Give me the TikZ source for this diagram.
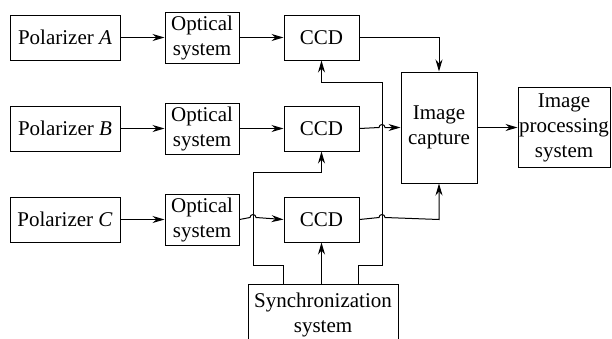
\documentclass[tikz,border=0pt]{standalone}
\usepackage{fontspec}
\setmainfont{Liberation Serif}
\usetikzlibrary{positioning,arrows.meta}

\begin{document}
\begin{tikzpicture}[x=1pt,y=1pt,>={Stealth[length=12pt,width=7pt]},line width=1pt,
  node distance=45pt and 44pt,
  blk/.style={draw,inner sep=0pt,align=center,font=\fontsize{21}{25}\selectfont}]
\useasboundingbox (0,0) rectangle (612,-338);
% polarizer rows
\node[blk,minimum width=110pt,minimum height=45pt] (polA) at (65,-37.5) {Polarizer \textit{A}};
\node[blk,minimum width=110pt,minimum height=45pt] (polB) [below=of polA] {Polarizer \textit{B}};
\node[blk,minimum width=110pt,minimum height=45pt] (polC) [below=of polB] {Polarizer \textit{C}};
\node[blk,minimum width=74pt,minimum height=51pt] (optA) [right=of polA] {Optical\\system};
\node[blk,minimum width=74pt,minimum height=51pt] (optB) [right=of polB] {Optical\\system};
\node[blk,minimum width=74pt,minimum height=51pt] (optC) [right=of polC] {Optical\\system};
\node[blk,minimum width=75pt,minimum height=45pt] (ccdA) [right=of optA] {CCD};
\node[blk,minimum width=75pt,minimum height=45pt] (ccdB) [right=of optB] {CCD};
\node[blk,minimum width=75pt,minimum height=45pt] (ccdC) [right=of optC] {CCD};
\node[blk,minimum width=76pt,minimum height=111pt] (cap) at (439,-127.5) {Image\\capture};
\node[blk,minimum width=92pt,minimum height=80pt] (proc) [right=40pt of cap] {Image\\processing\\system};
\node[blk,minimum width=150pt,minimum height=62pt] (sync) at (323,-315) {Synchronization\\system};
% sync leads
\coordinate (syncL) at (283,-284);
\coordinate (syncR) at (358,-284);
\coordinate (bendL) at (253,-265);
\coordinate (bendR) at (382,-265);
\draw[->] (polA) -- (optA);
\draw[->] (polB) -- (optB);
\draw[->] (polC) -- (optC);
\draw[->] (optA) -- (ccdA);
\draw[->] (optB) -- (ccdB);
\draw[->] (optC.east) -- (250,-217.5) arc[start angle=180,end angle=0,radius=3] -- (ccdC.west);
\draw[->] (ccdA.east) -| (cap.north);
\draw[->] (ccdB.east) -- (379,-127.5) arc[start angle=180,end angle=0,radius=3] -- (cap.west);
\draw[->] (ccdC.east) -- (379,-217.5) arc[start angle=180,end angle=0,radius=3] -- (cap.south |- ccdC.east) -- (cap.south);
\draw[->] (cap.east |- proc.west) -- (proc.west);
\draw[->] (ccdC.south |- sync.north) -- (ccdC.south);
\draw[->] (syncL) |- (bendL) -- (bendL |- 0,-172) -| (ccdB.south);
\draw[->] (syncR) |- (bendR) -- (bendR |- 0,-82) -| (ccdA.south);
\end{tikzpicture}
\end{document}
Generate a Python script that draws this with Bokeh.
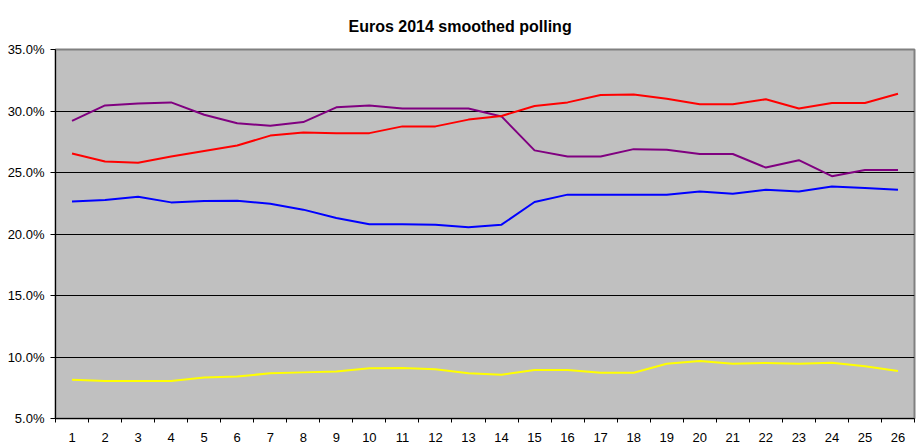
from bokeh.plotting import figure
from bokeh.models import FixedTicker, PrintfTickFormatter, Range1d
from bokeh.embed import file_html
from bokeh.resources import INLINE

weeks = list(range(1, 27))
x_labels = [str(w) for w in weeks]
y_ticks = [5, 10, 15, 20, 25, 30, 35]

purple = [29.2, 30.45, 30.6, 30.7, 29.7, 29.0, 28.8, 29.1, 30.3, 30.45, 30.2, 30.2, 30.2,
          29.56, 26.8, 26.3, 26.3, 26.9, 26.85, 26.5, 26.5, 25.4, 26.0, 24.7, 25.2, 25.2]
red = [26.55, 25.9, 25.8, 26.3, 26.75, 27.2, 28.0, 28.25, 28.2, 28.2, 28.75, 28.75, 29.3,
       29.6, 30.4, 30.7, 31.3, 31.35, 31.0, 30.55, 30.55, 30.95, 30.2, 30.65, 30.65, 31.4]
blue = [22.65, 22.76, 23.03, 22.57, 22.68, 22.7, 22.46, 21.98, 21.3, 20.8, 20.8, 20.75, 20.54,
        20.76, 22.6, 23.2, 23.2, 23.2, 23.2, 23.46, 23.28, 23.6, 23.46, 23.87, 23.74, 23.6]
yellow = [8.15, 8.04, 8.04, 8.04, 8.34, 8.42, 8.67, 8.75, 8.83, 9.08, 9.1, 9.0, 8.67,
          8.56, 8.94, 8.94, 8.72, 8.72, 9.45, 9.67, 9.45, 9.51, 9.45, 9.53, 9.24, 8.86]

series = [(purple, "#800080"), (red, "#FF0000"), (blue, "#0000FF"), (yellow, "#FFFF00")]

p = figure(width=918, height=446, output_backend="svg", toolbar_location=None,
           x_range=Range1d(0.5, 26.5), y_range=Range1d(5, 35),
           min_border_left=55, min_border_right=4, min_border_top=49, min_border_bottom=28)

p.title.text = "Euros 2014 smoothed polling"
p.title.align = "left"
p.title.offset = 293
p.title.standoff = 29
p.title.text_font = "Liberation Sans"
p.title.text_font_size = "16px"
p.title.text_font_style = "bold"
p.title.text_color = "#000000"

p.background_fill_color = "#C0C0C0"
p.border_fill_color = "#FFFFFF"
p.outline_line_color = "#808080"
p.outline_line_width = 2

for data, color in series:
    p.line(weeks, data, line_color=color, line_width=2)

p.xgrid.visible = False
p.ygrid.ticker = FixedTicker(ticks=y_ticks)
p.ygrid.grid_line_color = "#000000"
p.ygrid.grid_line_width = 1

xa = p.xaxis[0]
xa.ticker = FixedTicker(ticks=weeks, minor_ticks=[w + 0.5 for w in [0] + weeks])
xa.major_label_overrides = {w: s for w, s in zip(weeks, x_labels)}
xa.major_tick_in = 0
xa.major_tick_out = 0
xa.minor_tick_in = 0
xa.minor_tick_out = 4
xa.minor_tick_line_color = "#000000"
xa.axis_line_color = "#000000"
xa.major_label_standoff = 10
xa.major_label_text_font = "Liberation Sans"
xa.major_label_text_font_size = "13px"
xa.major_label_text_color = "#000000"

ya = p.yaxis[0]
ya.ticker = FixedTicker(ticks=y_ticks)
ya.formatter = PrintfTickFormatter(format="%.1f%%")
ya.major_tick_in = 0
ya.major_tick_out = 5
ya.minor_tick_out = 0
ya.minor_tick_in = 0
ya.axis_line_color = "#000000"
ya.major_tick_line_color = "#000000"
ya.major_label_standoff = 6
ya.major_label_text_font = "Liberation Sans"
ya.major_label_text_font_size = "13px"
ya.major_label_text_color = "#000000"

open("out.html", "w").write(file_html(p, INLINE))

----

◆ **TASK BRIEF**
Above are the records. Print exactly the lines from the one containing "Generate a Python" to the one containing "p.line(weeks, data, line_color=color, line_width=2)", both included, and nothing else; pictures are excluded.

◆ **THE SOLUTION**
Generate a Python script that draws this with Bokeh.
from bokeh.plotting import figure
from bokeh.models import FixedTicker, PrintfTickFormatter, Range1d
from bokeh.embed import file_html
from bokeh.resources import INLINE

weeks = list(range(1, 27))
x_labels = [str(w) for w in weeks]
y_ticks = [5, 10, 15, 20, 25, 30, 35]

purple = [29.2, 30.45, 30.6, 30.7, 29.7, 29.0, 28.8, 29.1, 30.3, 30.45, 30.2, 30.2, 30.2,
          29.56, 26.8, 26.3, 26.3, 26.9, 26.85, 26.5, 26.5, 25.4, 26.0, 24.7, 25.2, 25.2]
red = [26.55, 25.9, 25.8, 26.3, 26.75, 27.2, 28.0, 28.25, 28.2, 28.2, 28.75, 28.75, 29.3,
       29.6, 30.4, 30.7, 31.3, 31.35, 31.0, 30.55, 30.55, 30.95, 30.2, 30.65, 30.65, 31.4]
blue = [22.65, 22.76, 23.03, 22.57, 22.68, 22.7, 22.46, 21.98, 21.3, 20.8, 20.8, 20.75, 20.54,
        20.76, 22.6, 23.2, 23.2, 23.2, 23.2, 23.46, 23.28, 23.6, 23.46, 23.87, 23.74, 23.6]
yellow = [8.15, 8.04, 8.04, 8.04, 8.34, 8.42, 8.67, 8.75, 8.83, 9.08, 9.1, 9.0, 8.67,
          8.56, 8.94, 8.94, 8.72, 8.72, 9.45, 9.67, 9.45, 9.51, 9.45, 9.53, 9.24, 8.86]

series = [(purple, "#800080"), (red, "#FF0000"), (blue, "#0000FF"), (yellow, "#FFFF00")]

p = figure(width=918, height=446, output_backend="svg", toolbar_location=None,
           x_range=Range1d(0.5, 26.5), y_range=Range1d(5, 35),
           min_border_left=55, min_border_right=4, min_border_top=49, min_border_bottom=28)

p.title.text = "Euros 2014 smoothed polling"
p.title.align = "left"
p.title.offset = 293
p.title.standoff = 29
p.title.text_font = "Liberation Sans"
p.title.text_font_size = "16px"
p.title.text_font_style = "bold"
p.title.text_color = "#000000"

p.background_fill_color = "#C0C0C0"
p.border_fill_color = "#FFFFFF"
p.outline_line_color = "#808080"
p.outline_line_width = 2

for data, color in series:
    p.line(weeks, data, line_color=color, line_width=2)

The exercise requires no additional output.